REQUIREMENT
Please transcribe the data that follows without the pictures, keeping every word the same.

DATA PROVIDED
- - -

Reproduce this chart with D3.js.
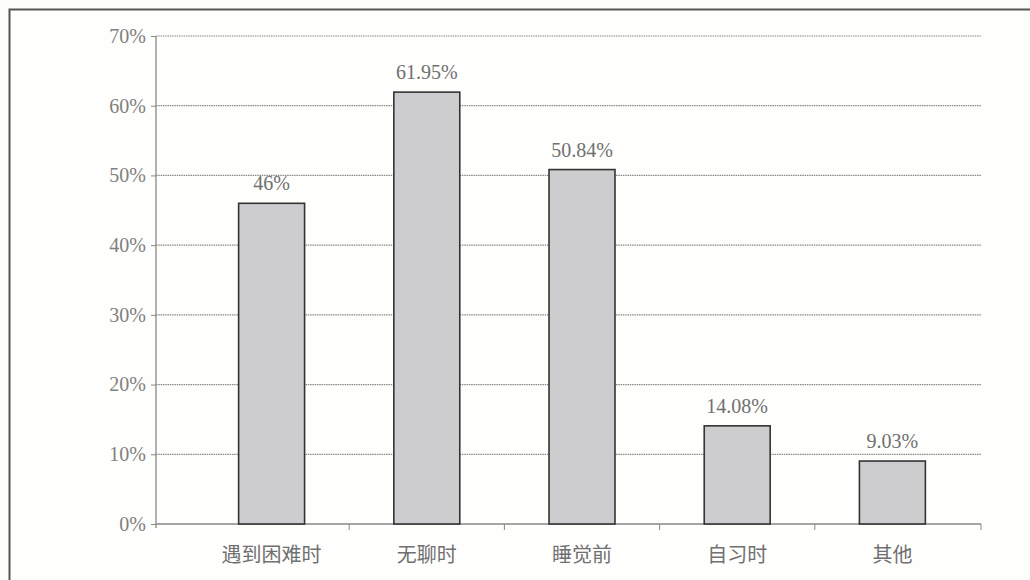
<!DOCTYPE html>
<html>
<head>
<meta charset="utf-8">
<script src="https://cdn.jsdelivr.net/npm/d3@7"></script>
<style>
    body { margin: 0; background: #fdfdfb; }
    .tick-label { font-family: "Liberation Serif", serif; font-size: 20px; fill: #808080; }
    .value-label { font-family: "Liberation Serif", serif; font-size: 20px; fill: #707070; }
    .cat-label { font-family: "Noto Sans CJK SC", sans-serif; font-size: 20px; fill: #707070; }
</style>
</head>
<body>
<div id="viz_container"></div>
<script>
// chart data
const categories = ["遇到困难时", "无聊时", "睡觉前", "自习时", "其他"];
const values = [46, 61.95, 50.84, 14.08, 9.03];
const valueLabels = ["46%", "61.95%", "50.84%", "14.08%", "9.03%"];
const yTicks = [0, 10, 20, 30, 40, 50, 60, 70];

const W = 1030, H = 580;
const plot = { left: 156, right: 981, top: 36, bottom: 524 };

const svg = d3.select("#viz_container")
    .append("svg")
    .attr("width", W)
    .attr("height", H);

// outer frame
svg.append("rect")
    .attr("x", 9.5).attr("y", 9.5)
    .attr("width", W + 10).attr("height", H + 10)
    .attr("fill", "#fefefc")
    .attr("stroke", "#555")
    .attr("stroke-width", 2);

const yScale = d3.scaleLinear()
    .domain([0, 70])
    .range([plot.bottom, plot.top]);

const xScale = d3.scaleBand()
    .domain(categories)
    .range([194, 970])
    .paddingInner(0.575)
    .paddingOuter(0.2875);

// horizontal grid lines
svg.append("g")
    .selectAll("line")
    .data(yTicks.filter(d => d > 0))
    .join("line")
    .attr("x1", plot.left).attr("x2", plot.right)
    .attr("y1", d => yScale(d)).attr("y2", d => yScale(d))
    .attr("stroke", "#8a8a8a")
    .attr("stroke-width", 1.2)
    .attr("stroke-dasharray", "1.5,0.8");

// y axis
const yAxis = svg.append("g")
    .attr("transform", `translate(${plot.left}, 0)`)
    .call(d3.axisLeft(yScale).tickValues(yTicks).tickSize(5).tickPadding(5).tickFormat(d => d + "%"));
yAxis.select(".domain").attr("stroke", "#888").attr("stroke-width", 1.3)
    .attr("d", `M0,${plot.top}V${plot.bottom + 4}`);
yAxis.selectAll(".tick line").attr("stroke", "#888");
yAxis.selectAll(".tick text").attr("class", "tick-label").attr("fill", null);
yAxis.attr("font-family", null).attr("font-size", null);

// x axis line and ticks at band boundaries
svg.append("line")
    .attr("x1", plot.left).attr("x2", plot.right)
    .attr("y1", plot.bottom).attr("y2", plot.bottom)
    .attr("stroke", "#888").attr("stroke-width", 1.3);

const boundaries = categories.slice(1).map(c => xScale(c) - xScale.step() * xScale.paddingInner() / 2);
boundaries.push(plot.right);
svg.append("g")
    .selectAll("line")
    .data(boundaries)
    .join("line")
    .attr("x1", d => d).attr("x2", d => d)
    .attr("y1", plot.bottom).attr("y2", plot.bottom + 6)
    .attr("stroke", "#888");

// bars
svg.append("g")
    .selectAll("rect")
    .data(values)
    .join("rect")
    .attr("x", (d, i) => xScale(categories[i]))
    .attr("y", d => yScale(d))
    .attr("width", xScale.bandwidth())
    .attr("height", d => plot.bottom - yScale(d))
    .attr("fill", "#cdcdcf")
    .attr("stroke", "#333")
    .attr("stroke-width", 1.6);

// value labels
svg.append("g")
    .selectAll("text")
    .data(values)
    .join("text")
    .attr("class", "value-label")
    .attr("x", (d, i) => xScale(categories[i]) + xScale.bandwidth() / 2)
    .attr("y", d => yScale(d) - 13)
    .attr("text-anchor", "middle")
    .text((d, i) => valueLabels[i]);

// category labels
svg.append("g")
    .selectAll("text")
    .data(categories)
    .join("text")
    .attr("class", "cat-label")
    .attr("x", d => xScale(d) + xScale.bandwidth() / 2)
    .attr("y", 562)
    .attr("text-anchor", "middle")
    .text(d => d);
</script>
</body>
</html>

- - -

FINAL RESULT
Reproduce this chart with D3.js.
<!DOCTYPE html>
<html>
<head>
<meta charset="utf-8">
<script src="https://cdn.jsdelivr.net/npm/d3@7"></script>
<style>
    body { margin: 0; background: #fdfdfb; }
    .tick-label { font-family: "Liberation Serif", serif; font-size: 20px; fill: #808080; }
    .value-label { font-family: "Liberation Serif", serif; font-size: 20px; fill: #707070; }
    .cat-label { font-family: "Noto Sans CJK SC", sans-serif; font-size: 20px; fill: #707070; }
</style>
</head>
<body>
<div id="viz_container"></div>
<script>
// chart data
const categories = ["遇到困难时", "无聊时", "睡觉前", "自习时", "其他"];
const values = [46, 61.95, 50.84, 14.08, 9.03];
const valueLabels = ["46%", "61.95%", "50.84%", "14.08%", "9.03%"];
const yTicks = [0, 10, 20, 30, 40, 50, 60, 70];

const W = 1030, H = 580;
const plot = { left: 156, right: 981, top: 36, bottom: 524 };

const svg = d3.select("#viz_container")
    .append("svg")
    .attr("width", W)
    .attr("height", H);

// outer frame
svg.append("rect")
    .attr("x", 9.5).attr("y", 9.5)
    .attr("width", W + 10).attr("height", H + 10)
    .attr("fill", "#fefefc")
    .attr("stroke", "#555")
    .attr("stroke-width", 2);

const yScale = d3.scaleLinear()
    .domain([0, 70])
    .range([plot.bottom, plot.top]);

const xScale = d3.scaleBand()
    .domain(categories)
    .range([194, 970])
    .paddingInner(0.575)
    .paddingOuter(0.2875);

// horizontal grid lines
svg.append("g")
    .selectAll("line")
    .data(yTicks.filter(d => d > 0))
    .join("line")
    .attr("x1", plot.left).attr("x2", plot.right)
    .attr("y1", d => yScale(d)).attr("y2", d => yScale(d))
    .attr("stroke", "#8a8a8a")
    .attr("stroke-width", 1.2)
    .attr("stroke-dasharray", "1.5,0.8");

// y axis
const yAxis = svg.append("g")
    .attr("transform", `translate(${plot.left}, 0)`)
    .call(d3.axisLeft(yScale).tickValues(yTicks).tickSize(5).tickPadding(5).tickFormat(d => d + "%"));
yAxis.select(".domain").attr("stroke", "#888").attr("stroke-width", 1.3)
    .attr("d", `M0,${plot.top}V${plot.bottom + 4}`);
yAxis.selectAll(".tick line").attr("stroke", "#888");
yAxis.selectAll(".tick text").attr("class", "tick-label").attr("fill", null);
yAxis.attr("font-family", null).attr("font-size", null);

// x axis line and ticks at band boundaries
svg.append("line")
    .attr("x1", plot.left).attr("x2", plot.right)
    .attr("y1", plot.bottom).attr("y2", plot.bottom)
    .attr("stroke", "#888").attr("stroke-width", 1.3);

const boundaries = categories.slice(1).map(c => xScale(c) - xScale.step() * xScale.paddingInner() / 2);
boundaries.push(plot.right);
svg.append("g")
    .selectAll("line")
    .data(boundaries)
    .join("line")
    .attr("x1", d => d).attr("x2", d => d)
    .attr("y1", plot.bottom).attr("y2", plot.bottom + 6)
    .attr("stroke", "#888");

// bars
svg.append("g")
    .selectAll("rect")
    .data(values)
    .join("rect")
    .attr("x", (d, i) => xScale(categories[i]))
    .attr("y", d => yScale(d))
    .attr("width", xScale.bandwidth())
    .attr("height", d => plot.bottom - yScale(d))
    .attr("fill", "#cdcdcf")
    .attr("stroke", "#333")
    .attr("stroke-width", 1.6);

// value labels
svg.append("g")
    .selectAll("text")
    .data(values)
    .join("text")
    .attr("class", "value-label")
    .attr("x", (d, i) => xScale(categories[i]) + xScale.bandwidth() / 2)
    .attr("y", d => yScale(d) - 13)
    .attr("text-anchor", "middle")
    .text((d, i) => valueLabels[i]);

// category labels
svg.append("g")
    .selectAll("text")
    .data(categories)
    .join("text")
    .attr("class", "cat-label")
    .attr("x", d => xScale(d) + xScale.bandwidth() / 2)
    .attr("y", 562)
    .attr("text-anchor", "middle")
    .text(d => d);
</script>
</body>
</html>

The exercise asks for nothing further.